Of course the resistance of the cottagers to enclosure was to be a feature of 19C Radnorshire, just as it had been in the previous two centuries. Radnorshire had a larger percentage of freeholders than in some Welsh counties and these, together with the squatters, meant that there were a substantial number of folk who were indeed "averse to turn tenants and acknowledge any Lord." I wonder if they were the descendants of the troublesome class called manwyr in the works of the bard Sion Ceri, poor folk with a pedigree, the younger sons of younger sons. They certainly seem ready to use the law and even physical force to uphold their rights.

Perhaps these independently minded folk were responsible for the very rapid process of language shift in Radnorshire. Firstly they lived in proximity to England and so had the possiblity of picking up the English language through everyday discourse. Secondly they had every reason to learn English in order to protect themselves from men who would be their masters.

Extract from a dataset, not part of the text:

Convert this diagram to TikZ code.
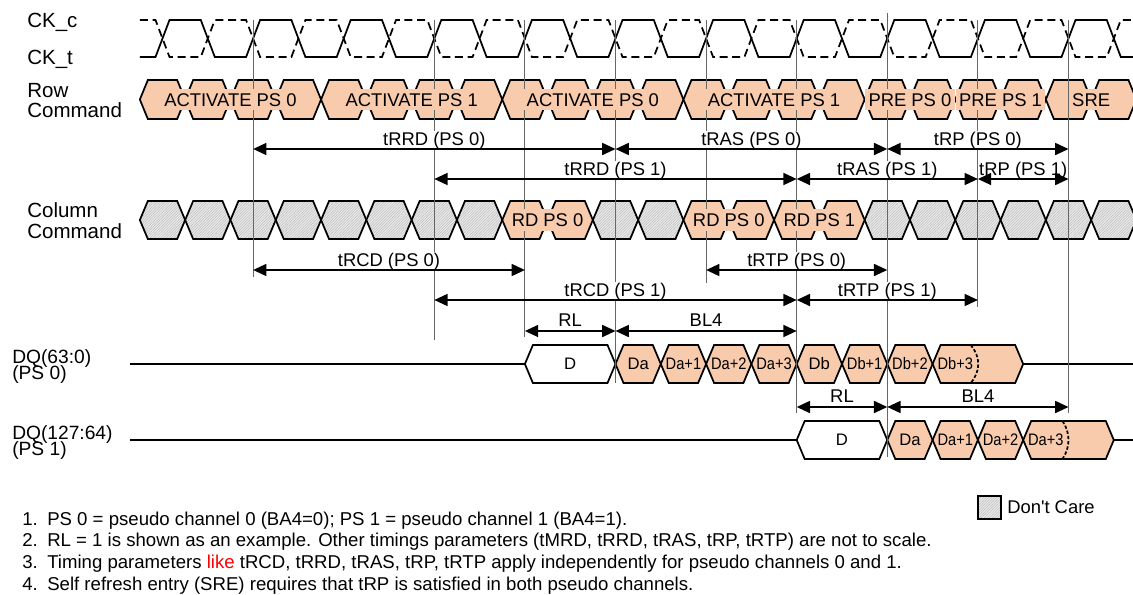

A 150 years before Saunders Lewis' lecture Tynged yr Iaith the Radnorshire historian Jonathan Williams discussed language shift in the border parish of Bugeildy. His analysis of why this had occured seems very modern:

"An increased intercourse with England, a more general interchange of the commodities and produce of these two countries respectively, and, above all, the introduction of that jurisprudence with which the inhabitants of Wales found it necessary to be familiarized, as well as the diction in which all legal pleadings, deeds, conveyances, processes, &c., are executed, soon undermined that predilection for their mother tongue which was before their distinguishing character, and rendered the study and acquisition of the English language necessary, not only as an accomplishment, but also as a matter of indispensable interest."

Tuesday, October 11, 2011

Well it made me laugh

An Englishman, an Irishman and a Scotsman walked into a bar ............ the Welshman was still in New Zealand.

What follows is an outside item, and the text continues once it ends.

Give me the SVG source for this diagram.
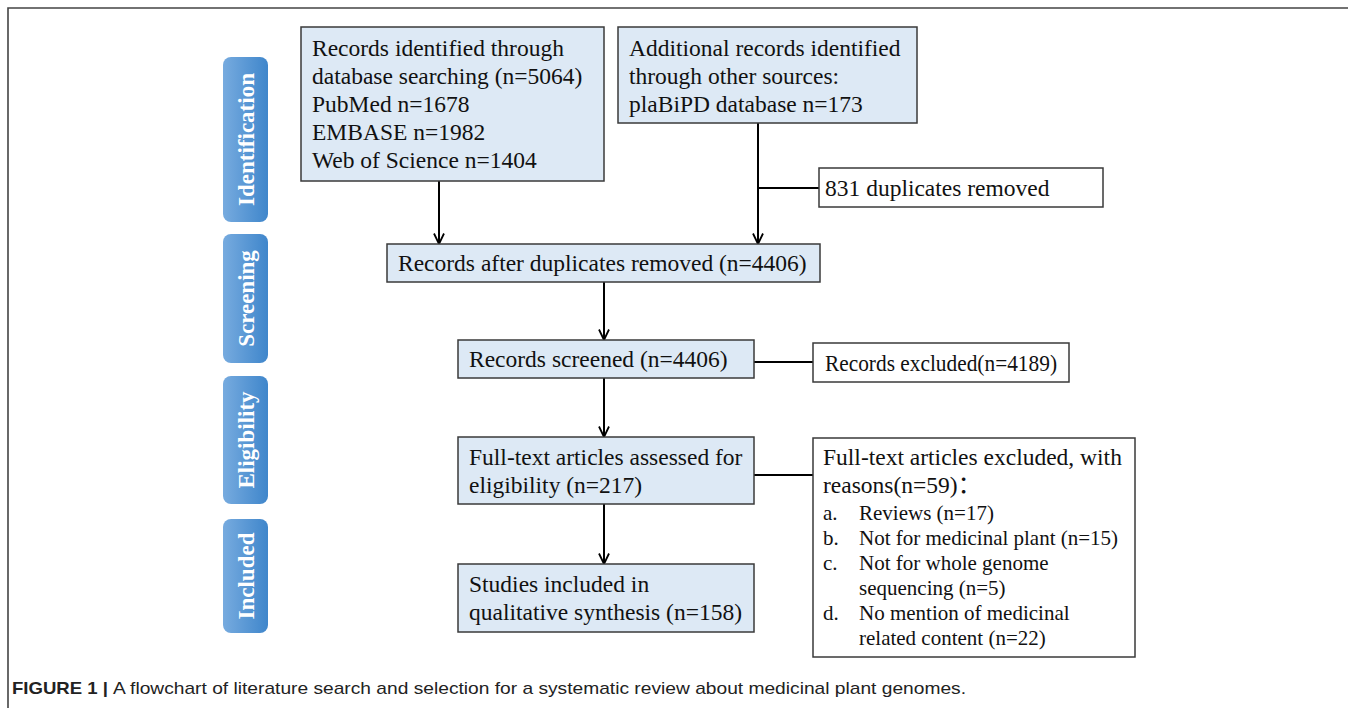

Saturday, October 01, 2011

Forgotten Radnorian?

On the face of it Enoch Powell isn't a Forgotten Radnorian at all. His Radnorshire connections are mentioned in biographies written by competent authors and put out by reliable publishers.

Mr Powell would make a worthy addition to the list of those Radnorians who have made a contribution to Welsh scholarship. After all he was the joint editor of Llyfr Blegywryd, an edition of a version of the Laws of Hywel Dda published by the University Of Wales.

Unfortunately when we look for a Radnorian connection what do we find? It's easy enough to trace the Powells as far back as the mid 18C, they come from Somerset. Likewise his mother's family, the Breezes, are found in Newport, Shropshire. His other grandparents' lines show no recent Radnorshire roots either.

A case of authors repeating "a fact" for which they have no evidence?